If you’ve got average skills, you’ll get an average rate for your work. If you can offer something outside of the ordinary, you can increase your income, as well as attract more clients. A copy writer who is average probably has some SEO skills. That copy writer can make a respectable income, but will rarely knock the socks off of a client. In contrast, a copy writer who knows a wider variety of strategies for bringing traffic to a website can wow her clients. She can also upsell those same clients: maybe one of our hypothetical copy writer’s suggestions is to add a blog to the client’s website. She can add writing content for that blog to her invoice and, if she can actually install that blog and set it up, she can increase her invoice even more.

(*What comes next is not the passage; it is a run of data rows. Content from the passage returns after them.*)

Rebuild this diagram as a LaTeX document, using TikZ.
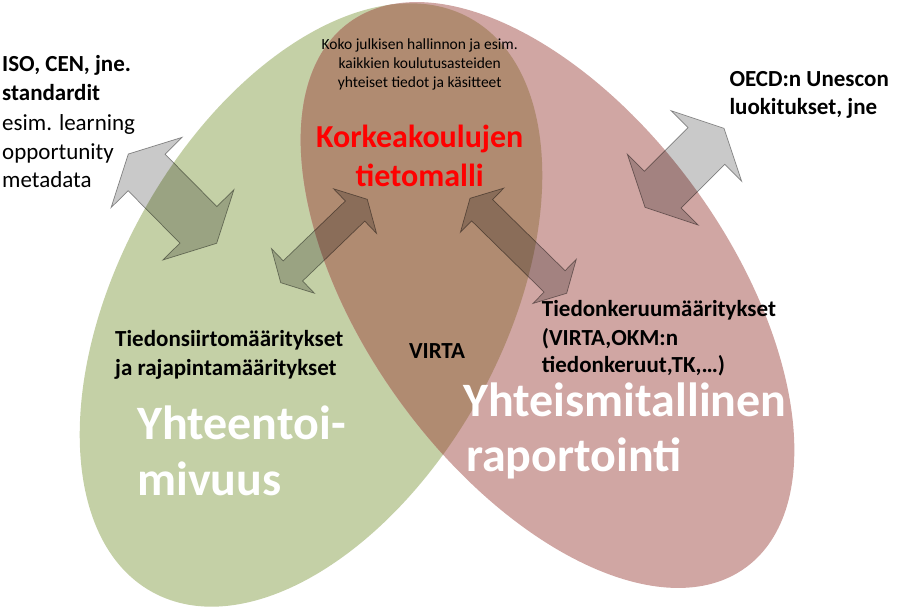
\documentclass[tikz,border=0pt]{standalone}
\usepackage{fontspec}
\setmainfont{Carlito}
\usetikzlibrary{calc}
\definecolor{ellgreen}{RGB}{196,208,166}
\definecolor{ellpink}{RGB}{208,166,163}
\definecolor{ellbrown}{RGB}{176,139,113}
\definecolor{titlered}{RGB}{255,0,0}
% double block arrow: #1 tip A, #2 tip B, #3 head length, #4 head half width, #5 shaft half width, #6 style
\newcommand{\dblblockarrow}[6]{%
  \path ($(#1)!#3!(#2)$) coordinate (#1h) ($(#2)!#3!(#1)$) coordinate (#2h);
  \draw[#6] (#1) -- ($(#1h)!#4!90:(#2)$) -- ($(#1h)!#5!90:(#2)$) -- ($(#2h)!#5!-90:(#1)$)
    -- ($(#2h)!#4!-90:(#1)$) -- (#2) -- ($(#2h)!#4!90:(#1)$) -- ($(#2h)!#5!90:(#1)$)
    -- ($(#1h)!#5!-90:(#2)$) -- ($(#1h)!#4!-90:(#2)$) -- cycle;
}
\begin{document}
\begin{tikzpicture}[x=1pt,y=-1pt,
  blockarrow/.style={fill=black, fill opacity=0.21, draw=black, draw opacity=0.42, line width=0.7pt, line join=miter},
  sidetext/.style={font=\fontsize{23}{28}\selectfont\bfseries, anchor=base west, inner sep=0pt},
  sideplain/.style={font=\fontsize{23}{28}\selectfont, anchor=base west, inner sep=0pt},
  toptext/.style={font=\fontsize{15.5}{18.6}\selectfont, anchor=base, inner sep=0pt},
  titletext/.style={font=\fontsize{32}{38}\selectfont\bfseries, text=titlered, anchor=base, inner sep=0pt},
  bigwhite/.style={font=\fontsize{48}{56}\selectfont\bfseries, text=white, anchor=base west, inner sep=0pt}]
\path[use as bounding box] (0,0) rectangle (902,610);
\begin{scope}
  \clip (0,0) rectangle (902,610);
  \fill[ellgreen, rotate around={61:(311,305)}] (311,305) ellipse [x radius=328, y radius=192];
  \fill[ellpink, rotate around={126:(547.5,295)}] (547.5,295) ellipse [x radius=337, y radius=182];
  \begin{scope}
    \clip[rotate around={61:(311,305)}] (311,305) ellipse [x radius=328, y radius=192];
    \fill[ellbrown, rotate around={126:(547.5,295)}] (547.5,295) ellipse [x radius=337, y radius=182];
  \end{scope}
\end{scope}

% arrow tips
\coordinate (a1s) at (128.3,154);
\coordinate (a1e) at (216.7,243.3);
\coordinate (a2s) at (367.3,199.3);
\coordinate (a2e) at (280.7,282.7);
\coordinate (a3s) at (470,198.3);
\coordinate (a3e) at (566.7,293.3);
\coordinate (a4s) at (724,128.3);
\coordinate (a4e) at (645,207.3);
\dblblockarrow{a1s}{a1e}{26pt}{50pt}{26pt}{blockarrow}
\dblblockarrow{a2s}{a2e}{17pt}{31pt}{14pt}{blockarrow}
\dblblockarrow{a3s}{a3e}{17pt}{31pt}{15pt}{blockarrow}
\dblblockarrow{a4s}{a4e}{25pt}{50pt}{26pt}{blockarrow}

% texts
\node[sidetext] (iso1) at (2,71.7) {ISO, CEN, jne.};
\node[sidetext] (iso2) at (2,100.7) {standardit};
\node[sideplain] (iso3) at (2,130) {esim. learning};
\node[sideplain] (iso4) at (2,159) {opportunity};
\node[sideplain] (iso5) at (2,187.5) {metadata};

\node[toptext] (top1) at (419.7,50) {Koko julkisen hallinnon ja esim.};
\node[toptext] (top2) at (419.7,68.6) {kaikkien koulutusasteiden};
\node[toptext] (top3) at (419.7,87.2) {yhteiset tiedot ja käsitteet};

\node[titletext] (tit1) at (419.7,147.3) {Korkeakoulujen};
\node[titletext] (tit2) at (419.7,186) {tietomalli};

\node[sidetext] (oecd1) at (729.3,86) {OECD:n Unescon};
\node[sidetext] (oecd2) at (729.3,114) {luokitukset, jne};

\node[sidetext] (ts1) at (115,346.7) {Tiedonsiirtomääritykset};
\node[sidetext] (ts2) at (115,375) {ja rajapintamääritykset};

\node[sidetext, anchor=base] (virta) at (437,358) {VIRTA};

\node[sidetext] (tk1) at (541.7,316.7) {Tiedonkeruumääritykset};
\node[sidetext] (tk2) at (541.7,345) {(VIRTA,OKM:n};
\node[sidetext] (tk3) at (541.7,372.7) {tiedonkeruut,TK,…)};

\node[bigwhite] (yt1) at (137,439) {Yhteentoi-};
\node[bigwhite] (yt2) at (137,495) {mivuus};
\node[bigwhite] (ym1) at (463,416.7) {Yhteismitallinen};
\node[bigwhite] (ym2) at (466,471.7) {raportointi};
\end{tikzpicture}
\end{document}
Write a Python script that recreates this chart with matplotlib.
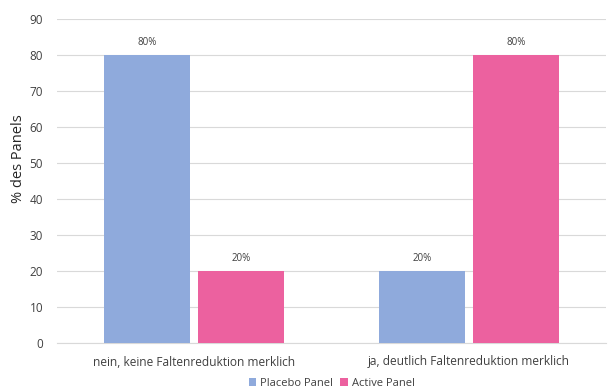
import numpy as np
import matplotlib
matplotlib.use('Agg')
import matplotlib.pyplot as plt

categories = ['nein, keine Faltenreduktion merklich', 'ja, deutlich Faltenreduktion merklich']
series_names = ['Placebo Panel', 'Active Panel']
placebo = [80, 20]
active = [20, 80]
y_ticks = list(range(0, 100, 10))

plt.rcParams['font.family'] = ['Open Sans', 'DejaVu Sans']

fig = plt.figure(figsize=(6.09, 3.89), dpi=100)
ax = fig.add_axes([57 / 609, 1 - 343 / 389, 549 / 609, 324 / 389])

x = np.arange(len(categories))
w = 0.313
off = 0.171
colors = ['#8FAADC', '#EC619F']

b1 = ax.bar(x - off, placebo, w, color=colors[0], label=series_names[0], zorder=3)
b2 = ax.bar(x + off, active, w, color=colors[1], label=series_names[1], zorder=3)

for bars in (b1, b2):
    for bar in bars:
        h = bar.get_height()
        ax.text(bar.get_x() + bar.get_width() / 2, h + 2, f'{h:.0f}%',
                ha='center', va='bottom', fontsize=7, color='#404040')

ax.set_xlim(-0.5, 1.5)
ax.set_ylim(0, 90)
ax.set_yticks(y_ticks)
ax.set_xticks(x)
ax.set_xticklabels(categories, fontsize=8.6, color='#404040')
ax.tick_params(axis='y', labelsize=8.5, colors='#404040', length=0, pad=10)
ax.tick_params(axis='x', length=0, pad=9)
ax.set_ylabel('% des Panels', fontsize=10.5, color='#262626')
ax.yaxis.set_label_coords(-0.056, 0.57)
ax.grid(axis='y', color='#D9D9D9', linewidth=0.8, zorder=0)
for s in ['top', 'right', 'left']:
    ax.spines[s].set_visible(False)
ax.spines['bottom'].set_color('#D9D9D9')

ax.legend(loc='upper center', bbox_to_anchor=(0.5, -0.09), ncol=2, frameon=False,
          fontsize=8, handlelength=0.7, handleheight=0.7, handletextpad=0.3,
          columnspacing=0.7, labelcolor='#404040', borderpad=0)

fig.savefig('out.png', dpi=100, facecolor='white')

Deciding which skills to learn in this category is more difficult: you have to examine what other help a client is looking for when he brings you a project. Asking questions about what the client’s goal is after you finish your part of the project can provide some enlightenment, although there are other shortcuts. On job board sites, for instance, you can often tell if a client has posted multiple jobs. If that’s the case, you can see the progression of skills a client is looking for, giving you a path that may help you decide what skills to learn.